Neither of these groups (with some rare individual exceptions) ever refer to law of any kind. The law, to them, should reflect their personal opinion of the moment, if it is considered at all. I fact, they all live in an envrionment where things have been set up so that politics is a sort of Rorscharch test – you look at the picture, and interpret, and say or do what you like. And so Vote for the Star who best pleases.
Bush has in effect shredded the treaty against nuclear proliferation, the Geneva conventions, and UN rules concerning pre-emptive attacks, the right to re-write constitutions, etc. and declared WW3. (Clinton was guilty too but more careful.)
The rule of the mob, under the fig leaf of democracy, is instituted by the leaders themselves. It is hardly surprising the US citizens follow. Anything goes! I know what bothers me, I know what is right!

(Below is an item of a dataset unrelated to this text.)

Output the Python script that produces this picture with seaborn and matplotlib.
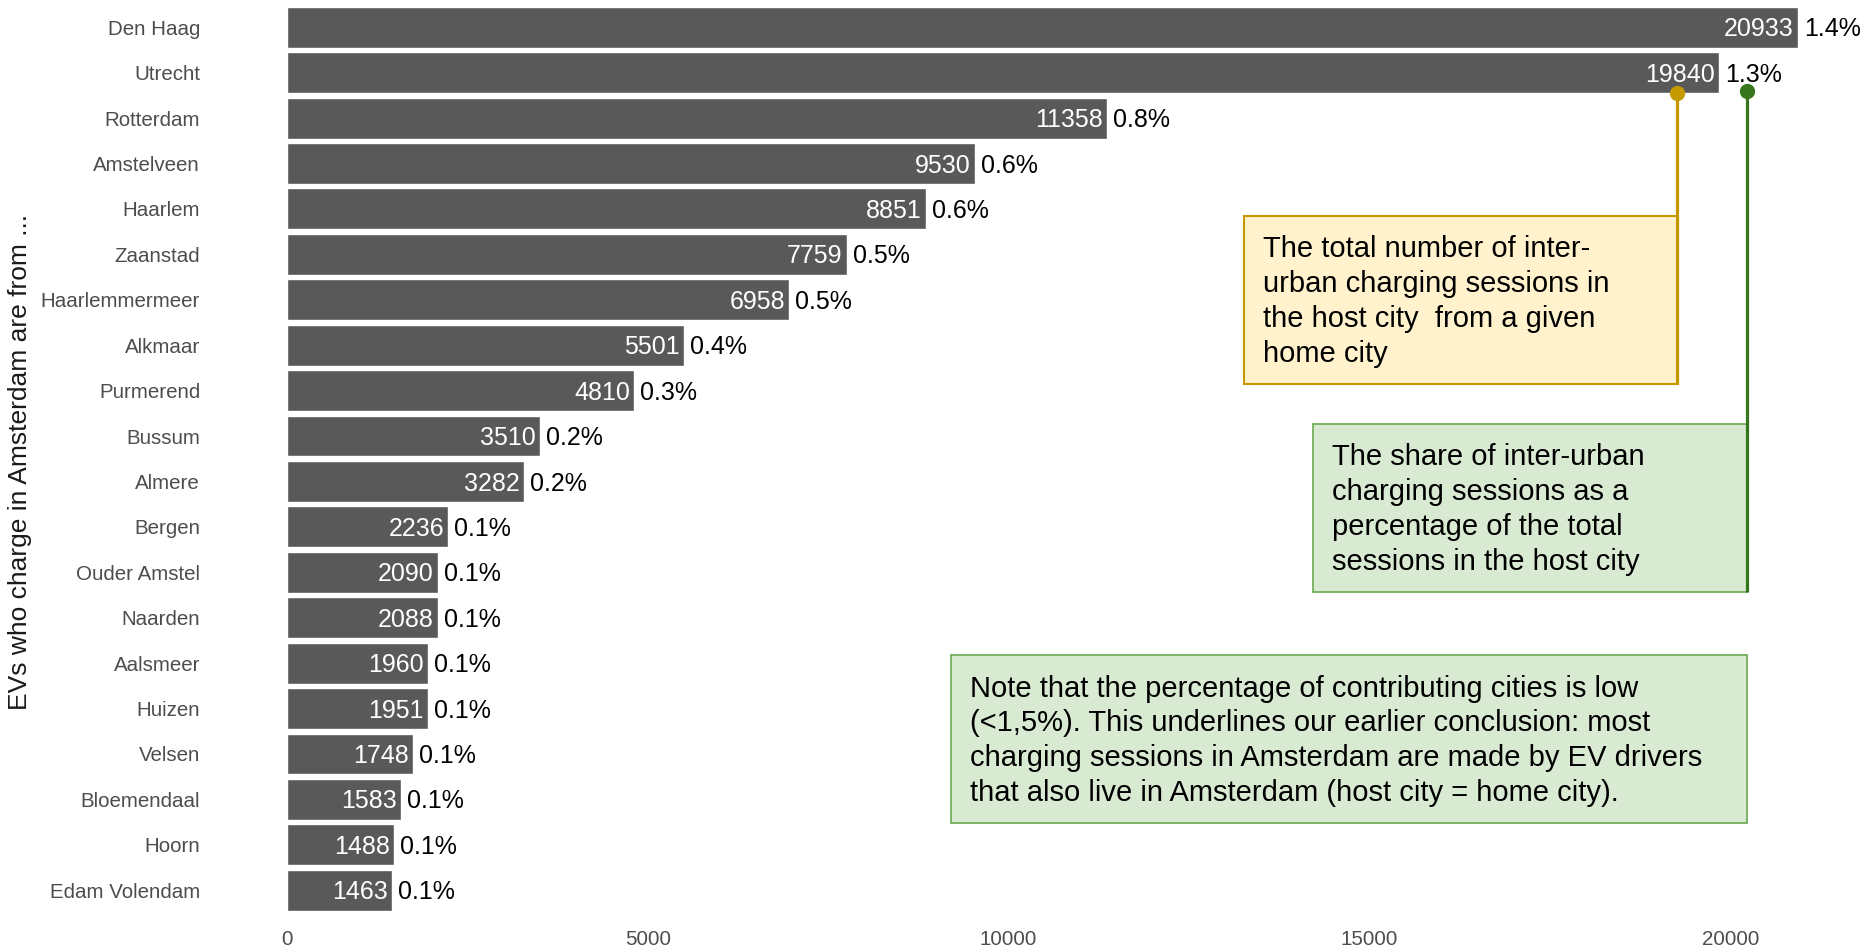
import matplotlib
matplotlib.use("Agg")
import matplotlib.pyplot as plt
from matplotlib.patches import Rectangle
import pandas as pd
import seaborn as sns

# Home cities of EVs charging in Amsterdam
cities = ["Den Haag", "Utrecht", "Rotterdam", "Amstelveen", "Haarlem", "Zaanstad",
          "Haarlemmermeer", "Alkmaar", "Purmerend", "Bussum", "Almere", "Bergen",
          "Ouder Amstel", "Naarden", "Aalsmeer", "Huizen", "Velsen", "Bloemendaal",
          "Hoorn", "Edam Volendam"]
sessions = [20933, 19840, 11358, 9530, 8851, 7759, 6958, 5501, 4810, 3510, 3282,
            2236, 2090, 2088, 1960, 1951, 1748, 1583, 1488, 1463]
share_pct = [1.4, 1.3, 0.8, 0.6, 0.6, 0.5, 0.5, 0.4, 0.3, 0.2, 0.2, 0.1, 0.1, 0.1,
             0.1, 0.1, 0.1, 0.1, 0.1, 0.1]
x_ticks = [0, 5000, 10000, 15000, 20000]

note_total = ("The total number of inter-\nurban charging sessions in\n"
              "the host city  from a given\nhome city")
note_share = ("The share of inter-urban\ncharging sessions as a\n"
              "percentage of the total\nsessions in the host city")
note_low = ("Note that the percentage of contributing cities is low\n"
            "(<1,5%). This underlines our earlier conclusion: most\n"
            "charging sessions in Amsterdam are made by EV drivers\n"
            "that also live in Amsterdam (host city = home city).")

df = pd.DataFrame({"city": cities, "sessions": sessions, "share": share_pct})

sns.set_theme(style="white")
plt.rcParams["font.family"] = ["Liberation Sans", "DejaVu Sans"]

W, H = 1874, 949
fig = plt.figure(figsize=(W / 100, H / 100), dpi=100)
ax = fig.add_axes([211.3 / W, 1 - 917.5 / H, 1662.0 / W, 917.5 / H])

BAR = "#595959"
sns.barplot(data=df, x="sessions", y="city", orient="h", color=BAR,
            width=0.9, saturation=1, ax=ax)

n = len(cities)
ax.set_xlim(-1046.65, 21979.65)
ax.set_ylim(n - 1 + 0.6, -0.6)
for s in ax.spines.values():
    s.set_visible(False)
ax.grid(False)
ax.set_xticks(x_ticks)
ax.set_xticklabels([str(t) for t in x_ticks])
ax.tick_params(axis="x", length=0, pad=9, labelsize=14.8, labelcolor="#4d4d4d")
ax.tick_params(axis="y", length=0, pad=8, labelsize=14.8, labelcolor="#4d4d4d")
ax.set_xlabel("")
ax.set_ylabel("")
fig.text(20 / W, 1 - 462 / H, "EVs who charge in Amsterdam are from ...",
         rotation=90, ha="center", va="center", fontsize=19, color="#1a1a1a")

# value labels: count inside the bar, share right after it
for i, (v, p) in enumerate(zip(sessions, share_pct)):
    ax.annotate(str(v), xy=(v, i), xytext=(-3, -1.5), textcoords="offset points",
                ha="right", va="center", fontsize=18, color="white")
    ax.annotate(f"{p:.1f}%", xy=(v, i), xytext=(4.3, -1.5), textcoords="offset points",
                ha="left", va="center", fontsize=18, color="black")

# callout boxes
GOLD_LINE, GOLD_FILL = "#c49a00", "#fff2cc"
GREEN_LINE, GREEN_EDGE, GREEN_FILL = "#38761d", "#6aa84f", "#d9ead3"
TEXT_PAD = 263


def callout(x0, x1, y0, y1, text, fill, edge, lw):
    ax.add_patch(Rectangle((x0, y0), x1 - x0, y1 - y0, facecolor=fill,
                           edgecolor=edge, linewidth=lw, zorder=3))
    ax.text(x0 + TEXT_PAD, (y0 + y1) / 2 + 0.04, text, ha="left", va="center",
            fontsize=21, color="black", linespacing=1.31, zorder=4)


callout(13261, 19276, 4.151, 7.851, note_total, GOLD_FILL, GOLD_LINE, 1.5)
callout(14217, 20230, 8.731, 12.43, note_share, GREEN_FILL, GREEN_EDGE, 1.2)
callout(9202, 20230, 13.82, 17.52, note_low, GREEN_FILL, GREEN_EDGE, 1.2)

# leader lines from the Utrecht labels down to the boxes
ax.plot([19263, 19263], [1.442, 7.851], color=GOLD_LINE, lw=2.3, zorder=5,
        solid_capstyle="butt")
ax.plot([19263], [1.442], "o", color=GOLD_LINE, ms=10, zorder=6)
ax.plot([20230, 20230], [1.398, 12.43], color=GREEN_LINE, lw=2.3, zorder=5,
        solid_capstyle="butt")
ax.plot([20230], [1.398], "o", color=GREEN_LINE, ms=10, zorder=6)

fig.savefig("out.png", dpi=100)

It is a kind of systemic breakdown that pays lip service to ‘ancient texts’ and replaces, just as the Fascists did in Germany and elsewhere, principle and organisation with arbitrary, self-serving, compicated bureaucratic rules / justified doings / summary control / etc. And in their Homeland, Americans seem to take to it just fine. F* the immigrants, outlaw abortion, and all will be well; or remove pesky controls and let ppl get on with their lives…

Posted by: Noisette | May 14 2006 14:17 utc | 15

No matter how noble the cause (and few are nobler than preventing terrism), any sort of search, seizure or surveillance is subject to errors and even abuse. That is why we established a system of checks & balances.
The problem I have with the NSA surveillance is the part in the constitution (or is it the Delaration of Independence?) about the “right to petition for the redress of grievances”.
How can the aggrieved petition for redress of grievances when they are not even aware of what’s being done to them and if the perpetrators are exempted from controls?